Only Cherie gets her San Fernando Valley background sketched in, though sketched is the word, with Dad a drunk, Mom (former child actress herself Tatum O'Neal) remarried and living in Indonesia and a loving though iffy relationship with a sister (Riley Keough). Mostly, the film plays out a battle of wills between Joan and Kim to control the band and especially its loose cannon, Cherie.
For she is the key, because Cherie is the angel-from-hell face of the band. Kim exploits her and her teen sexuality to the fullest, even setting up a lurid photo shoot of her for a Japanese magazine without telling the other band members.
Stewart in short-cropped dark hair and dark clothes is the movie's driving force as Joan Jett. The movie never appreciates Jett's musical passion and savvy, but it does capture her burning ambition.
Fanning gets to play the film's most flamboyant character with her fishnet stockings and skin-tight corsets, but the trap here is that, for all its truth, it's repetitive and cliched. Still, the young actress makes you feel the confusions beneath an overconfident facade.
Shannon seals the character-actor stardom he launched with his Oscar-nominated performance in "Revolutionary Road" as the flamboyant music promoter/producer/manager who challenges the girls to discover their "balls." There is never a quiet moment in a life focused on supplying immediate gratification to audiences -- and to himself.

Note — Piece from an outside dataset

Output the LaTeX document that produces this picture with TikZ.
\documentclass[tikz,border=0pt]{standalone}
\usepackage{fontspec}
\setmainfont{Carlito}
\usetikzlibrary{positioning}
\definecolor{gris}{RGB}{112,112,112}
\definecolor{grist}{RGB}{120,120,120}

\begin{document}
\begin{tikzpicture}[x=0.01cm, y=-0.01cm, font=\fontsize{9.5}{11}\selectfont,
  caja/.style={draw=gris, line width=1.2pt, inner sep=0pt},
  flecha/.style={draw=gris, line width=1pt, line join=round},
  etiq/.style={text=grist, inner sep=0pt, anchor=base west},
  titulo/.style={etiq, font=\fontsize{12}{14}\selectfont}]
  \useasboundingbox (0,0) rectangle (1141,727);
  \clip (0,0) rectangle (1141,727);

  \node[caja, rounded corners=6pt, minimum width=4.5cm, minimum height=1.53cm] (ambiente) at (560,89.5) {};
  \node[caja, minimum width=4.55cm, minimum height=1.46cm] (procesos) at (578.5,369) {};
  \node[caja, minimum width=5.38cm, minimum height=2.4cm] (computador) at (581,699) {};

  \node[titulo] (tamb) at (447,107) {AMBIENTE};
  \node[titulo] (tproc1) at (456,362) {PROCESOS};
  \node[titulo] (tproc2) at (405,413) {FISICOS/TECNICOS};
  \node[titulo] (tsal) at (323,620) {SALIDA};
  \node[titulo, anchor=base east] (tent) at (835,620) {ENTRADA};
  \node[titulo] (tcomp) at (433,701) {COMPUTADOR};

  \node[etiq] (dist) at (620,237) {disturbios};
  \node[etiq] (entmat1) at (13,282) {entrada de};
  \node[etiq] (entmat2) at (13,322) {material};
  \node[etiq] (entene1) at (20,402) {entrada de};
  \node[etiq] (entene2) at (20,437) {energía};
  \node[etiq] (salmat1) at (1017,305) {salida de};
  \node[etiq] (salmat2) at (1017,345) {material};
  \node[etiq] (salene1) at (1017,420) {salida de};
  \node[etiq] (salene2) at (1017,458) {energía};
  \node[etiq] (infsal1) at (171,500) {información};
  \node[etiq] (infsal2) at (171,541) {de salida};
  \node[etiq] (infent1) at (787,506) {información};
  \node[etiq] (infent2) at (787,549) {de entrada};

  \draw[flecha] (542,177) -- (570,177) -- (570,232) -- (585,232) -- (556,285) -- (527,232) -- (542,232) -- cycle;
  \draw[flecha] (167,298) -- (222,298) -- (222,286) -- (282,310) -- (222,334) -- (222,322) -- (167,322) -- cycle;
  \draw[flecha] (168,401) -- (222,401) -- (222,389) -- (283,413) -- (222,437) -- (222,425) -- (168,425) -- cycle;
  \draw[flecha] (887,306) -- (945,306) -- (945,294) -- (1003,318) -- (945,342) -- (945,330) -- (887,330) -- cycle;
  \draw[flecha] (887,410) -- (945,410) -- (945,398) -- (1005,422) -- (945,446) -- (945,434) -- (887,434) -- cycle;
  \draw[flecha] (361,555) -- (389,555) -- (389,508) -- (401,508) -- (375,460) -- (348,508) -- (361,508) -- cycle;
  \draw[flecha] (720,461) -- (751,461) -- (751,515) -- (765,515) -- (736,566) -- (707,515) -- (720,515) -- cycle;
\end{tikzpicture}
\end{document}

The film steers pretty clear of the more salacious side to the Runaways' reality. It doesn't linger long on the two teens' sexuality, expressed with both sexes and with each other. Instead, Sigismondi rushes back onstage for another performance or plays Runaways music over the film's many montages.

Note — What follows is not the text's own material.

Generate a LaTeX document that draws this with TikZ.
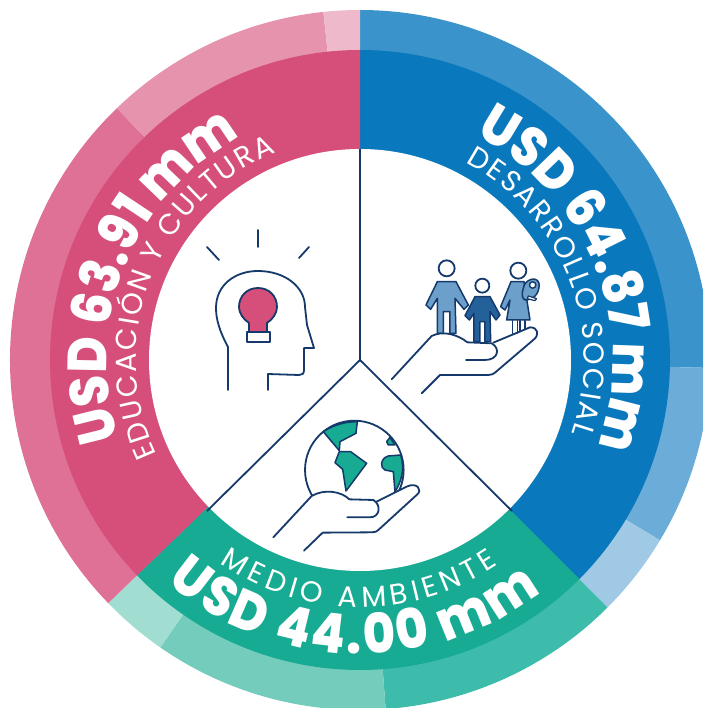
\documentclass[tikz,border=0pt]{standalone}
\usepackage{fontspec}
\usetikzlibrary{decorations.text}
\newfontfamily\labelfam{Poppins}
\newfontfamily\bigfam[FakeStretch=0.9]{Poppins ExtraBold}
\newcommand{\bigtxt}{\bigfam\fontsize{55}{60}\selectfont\color{white}}
\newcommand{\smalltxt}{\labelfam\fontsize{29}{34}\selectfont\color{white}}
\definecolor{pinkA}{HTML}{D54F7A}\definecolor{pinkB}{HTML}{DF7096}\definecolor{pinkC}{HTML}{E693AE}\definecolor{pinkD}{HTML}{EEB9CB}
\definecolor{blueA}{HTML}{0978BC}\definecolor{blueB}{HTML}{3B93CB}\definecolor{blueC}{HTML}{6BADD8}\definecolor{blueD}{HTML}{9FC9E4}
\definecolor{greenA}{HTML}{16AB92}\definecolor{greenB}{HTML}{3EBCAB}\definecolor{greenC}{HTML}{74CCBC}\definecolor{greenD}{HTML}{A2DDD2}
\definecolor{navy}{HTML}{14396A}\definecolor{famA}{HTML}{6C9FC9}\definecolor{famB}{HTML}{24619B}
\newcommand{\sector}[4]{\fill[#1] (0,0) -- (#2:#4pt) arc[start angle=#2,end angle=#3,radius=#4pt] -- cycle;}
\newcommand{\curved}[5]{\path[decorate,decoration={text along path,text={|#5|#1},text align={fit to path}}] (#2:#4pt) arc[start angle=#2,end angle=#3,radius=#4pt];}
\tikzset{icon/.style={draw=navy,line width=1.8pt,line cap=round,line join=round}}
\begin{document}
\begin{tikzpicture}[x=1pt,y=1pt]
\useasboundingbox (-360,-348) rectangle (343,360);
\clip (-360,-348) rectangle (343,360);
% outer ring
\sector{blueB}{90}{-1.3}{350}
\sector{blueC}{-1.3}{-31}{350}
\sector{blueD}{-31}{-45}{350}
\sector{greenB}{-45}{-85.8}{350}
\sector{greenC}{-85.8}{-124.8}{350}
\sector{greenD}{-124.8}{-136}{350}
\sector{pinkB}{224}{134}{350}
\sector{pinkC}{134}{96}{350}
\sector{pinkD}{96}{90}{350}
% main ring
\sector{blueA}{90}{-45}{310}
\sector{greenA}{-45}{-136}{310}
\sector{pinkA}{224}{90}{310}
\fill[white] (0,0) circle[radius=211pt];
% curved labels
\curved{USD 64.87 mm}{63}{-20}{253}{\bigtxt}
\curved{DESARROLLO SOCIAL}{62}{-19}{224}{\smalltxt}
\curved{USD 63.91 mm}{198}{118.5}{253}{\bigtxt}
\curved{EDUCACIÓN Y CULTURA}{205}{112}{224}{\smalltxt}
\curved{MEDIO AMBIENTE}{235.5}{304}{247}{\smalltxt}
\curved{USD 44.00 mm}{229}{308}{294}{\bigtxt}
\begin{scope}[shift={(-360,360)},yscale=-1]
% dividers
\coordinate (cen) at (360,360);
\coordinate (dt) at (360,149);
\coordinate (dl) at (207,511);
\coordinate (dr) at (512,511);
\draw[navy,line width=1.8pt] (dt) -- (cen) (dl) -- (cen) -- (dr);
% head icon
\draw[icon] (258,230) -- (258,247) (207,247) -- (219,260) (309,247) -- (299,258);
\draw[icon] (228,390) -- (228,347) .. controls (220,332) and (216,320) .. (216,308)
 .. controls (216,285) and (235,271) .. (258,271) .. controls (285,271) and (305,287) .. (305,307)
 -- (307,325) -- (314,348) -- (304,348) -- (304,370) .. controls (304,374) and (302,375) .. (299,375)
 -- (268,374) -- (268,390);
\draw[icon,fill=pinkA] (249,332) -- (249,323) .. controls (243,319) and (239,313) .. (239,307)
 .. controls (239,296) and (247,288) .. (258,288) .. controls (269,288) and (277,296) .. (277,307)
 .. controls (277,313) and (273,319) .. (267,323) -- (267,332) -- cycle;
\draw[icon,fill=white] (247,332) rectangle (270,342);
% family icon
\begin{scope}[shift={(380,250)},x=0.3333pt,y=0.3333pt]
\draw[icon,fill=white] (200,55) circle[radius=8pt];
\draw[icon,fill=white] (307,107) circle[radius=7pt];
\draw[icon,fill=white] (415,62) circle[radius=8pt];
\draw[icon,fill=famA,line width=1.5pt] (172,95) -- (228,95) -- (265,165) -- (252,178) -- (225,145) -- (228,250) -- (210,250) -- (210,185) -- (190,185) -- (190,250) -- (172,250) -- (172,145) -- (152,178) -- (138,165) -- cycle;
\draw[icon,fill=famB,line width=1.5pt] (285,140) -- (330,140) -- (360,195) -- (348,210) -- (330,185) -- (332,275) -- (315,275) -- (315,215) -- (300,215) -- (300,275) -- (282,275) -- (282,190) -- (268,210) -- (255,197) -- cycle;
\draw[icon,line width=1.5pt] (397,212) -- (397,250) (412,212) -- (412,250) (420,212) -- (420,245) (435,212) -- (435,238);
\draw[icon,fill=famA,line width=1.5pt] (393,95) -- (432,95) -- (450,210) -- (380,210) -- (390,150) -- (375,180) -- (362,170) -- cycle;
\draw[icon,fill=famA,line width=1.5pt] (430,115) .. controls (432,90) and (470,75) .. (477,100) .. controls (480,125) and (465,150) .. (435,150) .. controls (425,145) and (425,130) .. (430,115) -- cycle;
\draw[icon,fill=white,line width=1.4pt] (458,105) circle[radius=3.2pt];
\draw[icon,fill=white,line width=1.2pt] (445,138) -- (470,146) -- (465,152) -- (442,146) -- cycle;
\draw[icon,fill=white] (35,388) -- (155,258) .. controls (190,240) and (235,255) .. (262,277) -- (335,280)
 .. controls (362,295) and (355,330) .. (315,330) -- (258,330);
\draw[icon] (340,278) -- (450,232) .. controls (475,232) and (478,255) .. (462,268) -- (345,368) .. controls (340,372) and (335,375) .. (325,375) -- (180,375) -- (125,430);
\end{scope}
% globe icon
\begin{scope}[shift={(260,410)},x=0.3333pt,y=0.3333pt]
\draw[icon,fill=white] (283,180) circle[radius=49.3pt];
\draw[icon,fill=greenA,line width=1.5pt] (190,65) .. controls (220,45) and (255,35) .. (292,35) -- (288,70) -- (240,95) -- (238,122) -- cycle;
\draw[icon,fill=greenA,line width=1.5pt] (238,125) -- (272,125) -- (320,160) -- (258,243) -- (248,178) -- (225,158) -- cycle;
\draw[icon,fill=greenA,line width=1.5pt] (422,135) -- (385,138) .. controls (360,145) and (360,175) .. (375,180) -- (400,185) -- (405,245) .. controls (425,215) and (435,175) .. (422,135) -- cycle;
\draw[icon,fill=greenA,line width=1.5pt] (380,95) -- (390,82) -- (405,105) -- (385,105) -- cycle;
\fill[white] (155,258) .. controls (200,235) and (250,250) .. (268,268) -- (350,272) -- (445,228) -- (480,240) -- (345,365) -- (188,368) -- (100,380) -- cycle;
\draw[icon] (40,382) -- (155,258) .. controls (195,235) and (245,245) .. (268,268) -- (340,270)
 .. controls (365,285) and (360,322) .. (330,322) -- (262,322);
\draw[icon] (350,275) -- (440,230) .. controls (470,215) and (490,240) .. (470,255) -- (355,360) .. controls (350,365) and (345,367) .. (335,367) -- (188,368) -- (132,422);
\end{scope}
\end{scope}
\end{tikzpicture}
\end{document}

The actor-musicians play and sing reasonably well, or at least fake it reasonably well. Sigismondi's collaborators, especially designer Eugenio Caballero and cinematographer Benoit Debie, make the film's many environments reflect the colors and excesses of the '70s.

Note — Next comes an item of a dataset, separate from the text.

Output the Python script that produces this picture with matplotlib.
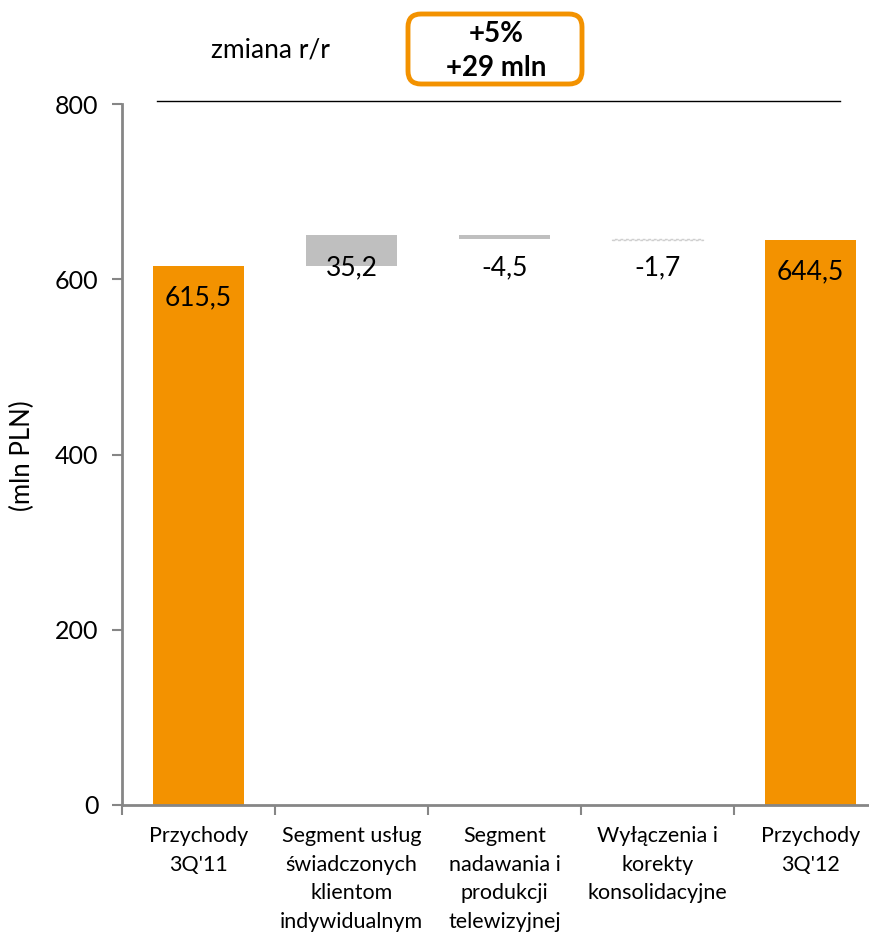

In the end, "Runaways" celebrates their music more than anything, even as it tries to give an impression of lives forever on the road where no one -- other than Kim, who refuses to travel -- has a home. The film is not memorable in the sense one recalls it afterward only in flashes and impressions. No scene particularly stands out. And the performances hit emotional and physical highs very early and then stay there.
This might be smart. Probably no one would sit still for a deep-dish biopic about any of the band members. Their product, as Kim sagely puts it, isn't music but sex. So the movie, like the band, is selling flash and glitz and a story about how a group of girls stormed the boys club of rock a little more than a decade after the Beatles.